En allant plus loin, peut-on considérer à l'instar de Rawi Abdelal, professeur à Harvard, que "c’est le 'consensus de Paris' et non celui de Washington, qui est avant tout responsable de l’organisation financière mondiale telle que nous la connaissons aujourd’hui, c'est-à-dire centrée sur des économies donc les codes libéraux constituent le socle institutionnel de la mobilité des capitaux" ? Comment les Français ont-ils façonné l'orthodoxie néolibérale ? 

Les travaux de Rawi Abdelal montrent en effet le rôle décisif des hauts fonctionnaires socialistes dans l’accentuation de la libéralisation financière au milieu des années 1980. D’après lui, ce sont les Français qui ont insisté pour aller encore plus loin que ne l’étaient prêts en la matière les Anglo-saxons à l’époque. Ces derniers étaient en fait plus conscients des risques de la libéralisation financière que les Français. Il s’agit à la fois de faire en sorte que l’Etat puisse se financer sur les marchés financiers, et aussi de permettre l’expansion internationale des entreprises financières françaises, en particulier des grandes banques nationalisées en 1981-82. Cela correspond au fait que, dès cette époque, les hauts fonctionnaires, fussent-ils socialistes, croient beaucoup plus dans les vertus du marché que dans ceux de l’Etat, mais aussi au fait qu’ils sont pris dans le lien pour le moins étroit entre une partie de la fonction publique et les grandes banques. Comme l’a rappelé le sociologue B. Lemoine dans un ouvrage récent,  les hauts fonctionnaires, ceux de l’Inspection des finances, ont milité depuis les années 1960 pour que l’Etat se soumette aux fourches caudines des marchés financiers. Ils ont toujours été du parti de la monnaie stable, du parti de la défense de l’épargnant contre l’inflation.Le plein emploi n’est pas  vraiment leur préoccupation première.

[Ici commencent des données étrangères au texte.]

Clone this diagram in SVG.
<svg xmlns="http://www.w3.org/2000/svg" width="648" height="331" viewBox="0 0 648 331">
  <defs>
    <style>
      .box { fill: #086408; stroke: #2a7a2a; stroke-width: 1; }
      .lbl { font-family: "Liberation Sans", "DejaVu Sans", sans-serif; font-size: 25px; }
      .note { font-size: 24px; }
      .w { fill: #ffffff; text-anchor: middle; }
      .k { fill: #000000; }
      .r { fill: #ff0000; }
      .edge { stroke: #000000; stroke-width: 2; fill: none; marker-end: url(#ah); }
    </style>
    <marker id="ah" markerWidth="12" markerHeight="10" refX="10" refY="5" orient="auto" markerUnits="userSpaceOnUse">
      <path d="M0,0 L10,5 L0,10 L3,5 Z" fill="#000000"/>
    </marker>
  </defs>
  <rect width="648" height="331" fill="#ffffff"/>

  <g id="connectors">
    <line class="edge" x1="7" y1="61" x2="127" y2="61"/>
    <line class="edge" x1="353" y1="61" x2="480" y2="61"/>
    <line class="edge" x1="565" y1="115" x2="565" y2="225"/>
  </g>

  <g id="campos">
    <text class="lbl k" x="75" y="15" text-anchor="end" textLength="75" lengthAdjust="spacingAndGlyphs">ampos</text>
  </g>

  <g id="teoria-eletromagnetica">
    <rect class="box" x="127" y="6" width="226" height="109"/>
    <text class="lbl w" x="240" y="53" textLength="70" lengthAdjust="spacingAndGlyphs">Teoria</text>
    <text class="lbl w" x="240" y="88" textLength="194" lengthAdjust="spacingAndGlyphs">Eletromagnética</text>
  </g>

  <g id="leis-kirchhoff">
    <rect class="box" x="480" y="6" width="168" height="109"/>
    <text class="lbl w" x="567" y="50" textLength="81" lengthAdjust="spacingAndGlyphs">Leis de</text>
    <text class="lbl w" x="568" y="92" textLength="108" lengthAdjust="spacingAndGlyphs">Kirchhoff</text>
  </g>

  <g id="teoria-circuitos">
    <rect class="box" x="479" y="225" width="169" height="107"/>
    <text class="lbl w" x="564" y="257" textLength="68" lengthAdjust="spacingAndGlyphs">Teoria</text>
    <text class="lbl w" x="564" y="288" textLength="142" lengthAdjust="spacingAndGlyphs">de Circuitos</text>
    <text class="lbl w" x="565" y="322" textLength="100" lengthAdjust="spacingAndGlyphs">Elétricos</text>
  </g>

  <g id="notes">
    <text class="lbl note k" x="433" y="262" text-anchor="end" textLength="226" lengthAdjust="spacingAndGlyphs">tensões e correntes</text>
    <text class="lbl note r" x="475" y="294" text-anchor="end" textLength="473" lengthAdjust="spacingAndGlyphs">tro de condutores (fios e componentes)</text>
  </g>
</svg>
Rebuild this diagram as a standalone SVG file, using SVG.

On retrouve d’ailleurs cette même façon de penser chez Benoit Coeuré, l’actuel membre français du Directoire de la BCE.

A quelle ambition politique répond cette stratégie libérale de la gauche française ?

Plutôt que de gauche française en général, il vaudrait mieux parler de stratégie libérale de la haute fonction publique ralliée au socialisme dans les années 1970 /1980, dont F. Hollande et sa fameuse "promotion Voltaire" de l’ENA représentent bien l’image publique.  Plutôt que de stratégie libérale, il vaudrait mieux parler de stratégie néo-libérale, car, contrairement au libéralisme (ou même à l’ordo-libéralisme des origines), elle néglige sciemment les rapports de pouvoir entre agents économiques et tend plutôt à privilégier au nom du marché les acteurs déjà puissants, acteurs qui sont souvent des affidés (comme l’a montré l’exemple de la création de CANAL+ dans les années 1980 par exemple).  Il s’agit là d’une stratégie de défense de la puissance de l’Etat et des grandes entreprises typique du capitalisme français, qui correspond en plus à celle d’un milieu de "capitalistes sans capital". Quand F. Hollande va signer des "grands contrats" à l’étranger, on a là une illustration caricaturale de cette stratégie de symbiose Etat/grandes entreprises. Elle peut tourner fort mal quand la grande entreprise que l’Etat soutient de toute sa puissance politique commence à faire des erreurs de gestion énormes, comme avec Areva par exemple.

Le défaut de cette stratégie est en plus d’être souvent fort contradictoire avec les aspirations à l’égalité de la base militante du PS - et de la gauche en général. En effet, un des vrais mystères politiques des 30 dernières années n’est autre que cette propension des militants et cadres intermédiaires du PS à accepter des dirigeants qui sont pour le moins aussi proches du grand monde économique que ceux de la droite classique. Certes, il faudrait compter tous les départs du PS depuis 1981 pour avoir une idée de la désillusion des militants, et, en même temps, cette magie semble marcher toujours. "Mon ennemi, c’est la finance", c’est le propos de meeting, et puis ensuite, quelques temps plus tard,  je nomme à la tête de la Banque de France un ancien responsable de la plus grande banque privée française. Pourquoi y a-t-il toujours eu depuis 1983 des militants et cadres intermédiaires pour se laisser prendre à ce tour de passe-passe ? En tout cas, cette illusion a toujours permis au PS de se refaire une virginité "anti-capitaliste" dans l’opposition. On peut en avoir une illustration ces temps-ci sur les réseaux sociaux avec toutes les déclarations de F. Hollande et autres responsables socialistes que les facétieux militants anti-‘loi El Khomri’ ont retrouvé lorsque ces derniers s’opposaient aux odieuses réformes libérales de la droite au pouvoir.